4. How aggressively will the Mets spend, and on what?
If he is approved, Cohen will become the richest owner in Major League Baseball. Ergo, Cohen will spend extravagantly on free agents.
… Maybe. That’s how many folks feel about Cohen’s prospective stewardship, but until he actually takes control, discusses his intentions publicly, or begins making moves, it will be impossible to tell.
Certainly, the Mets could stand to spend a few bucks. They are without a starting catcher after declining the options for both Wilson Ramos and Robinson Chirinos. J.T. Realmuto is the top backstop available on the market, but he will come at a high price and amidst much competition for his services.

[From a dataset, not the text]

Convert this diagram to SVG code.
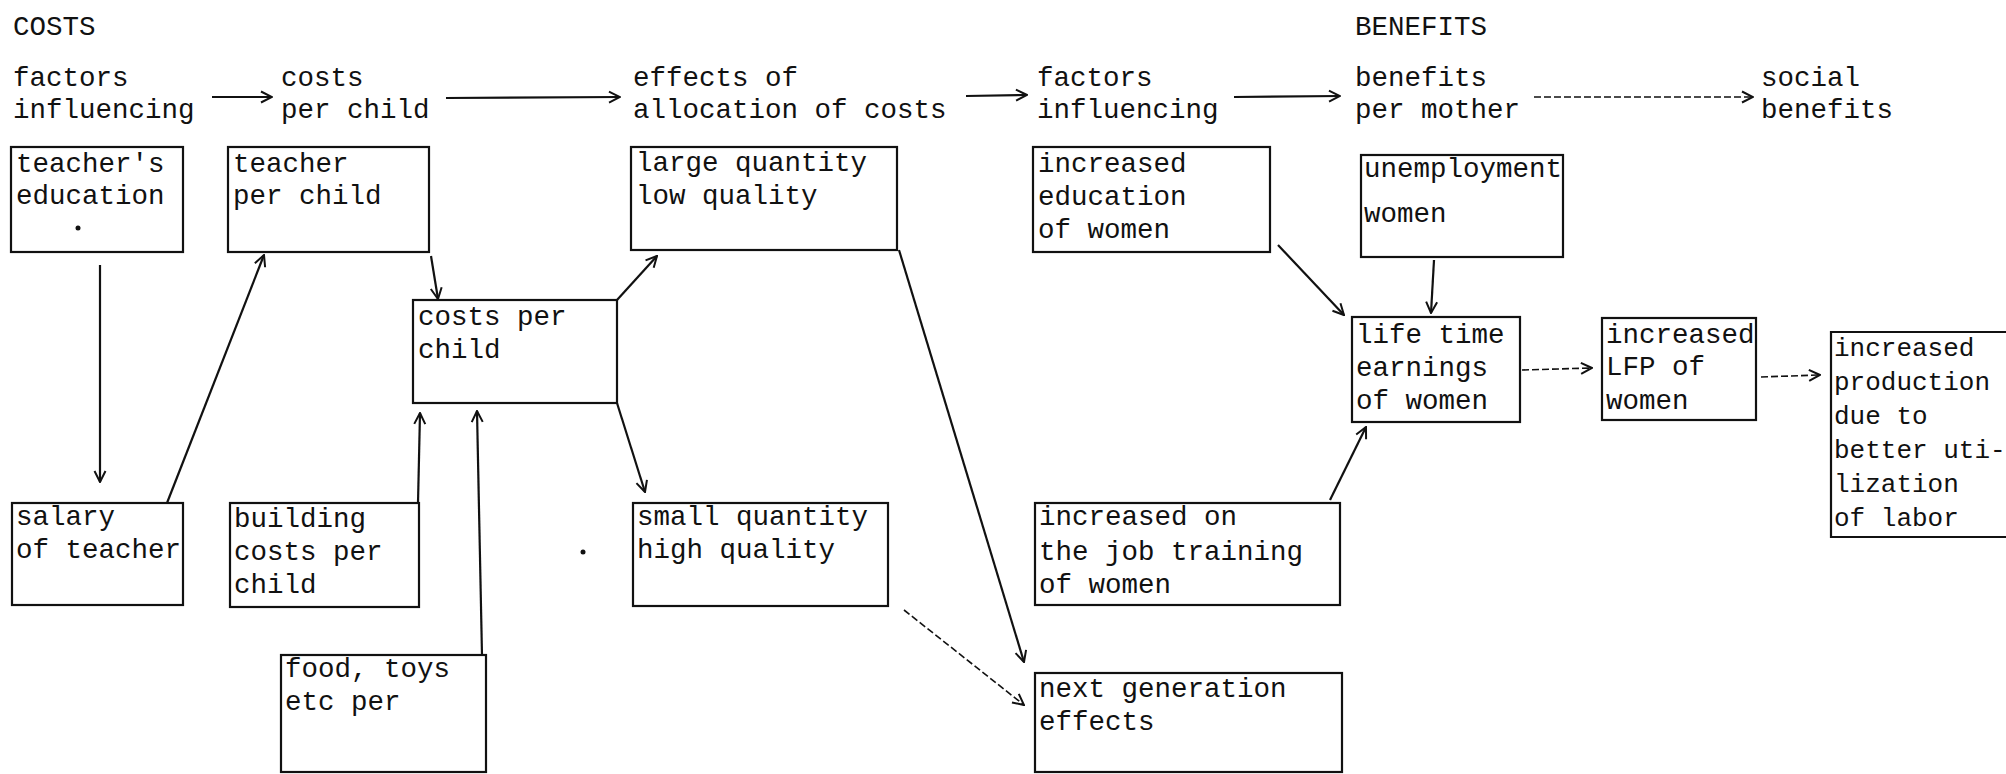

The Mets also realistically need multiple starting pitchers, with Trevor Bauer, Masahiro Tanaka, James Paxton, Marcus Stroman and others headlining that class.
5. Might the Mets consider trades as well?
Always, though they’ve dealt so much from their farm system under Van Wagenen that trading away more would leave them thin. If the Mets do swing a trade, they would probably look to do so from their surplus depth at the big league level. For example, the team could deal away J.D. Davis, a talented offensive player who lacks an obvious long-term defensive home, or Brandon Nimmo, another excellent hitter who has been inconsistent in center field. The Mets also have a pair of starting shortstops in Amed Rosario and Andrés Giménez and only enough room to play one of them. If an opportunity arises to acquire a starting pitcher or catcher for any of those players, the Mets would have to explore it.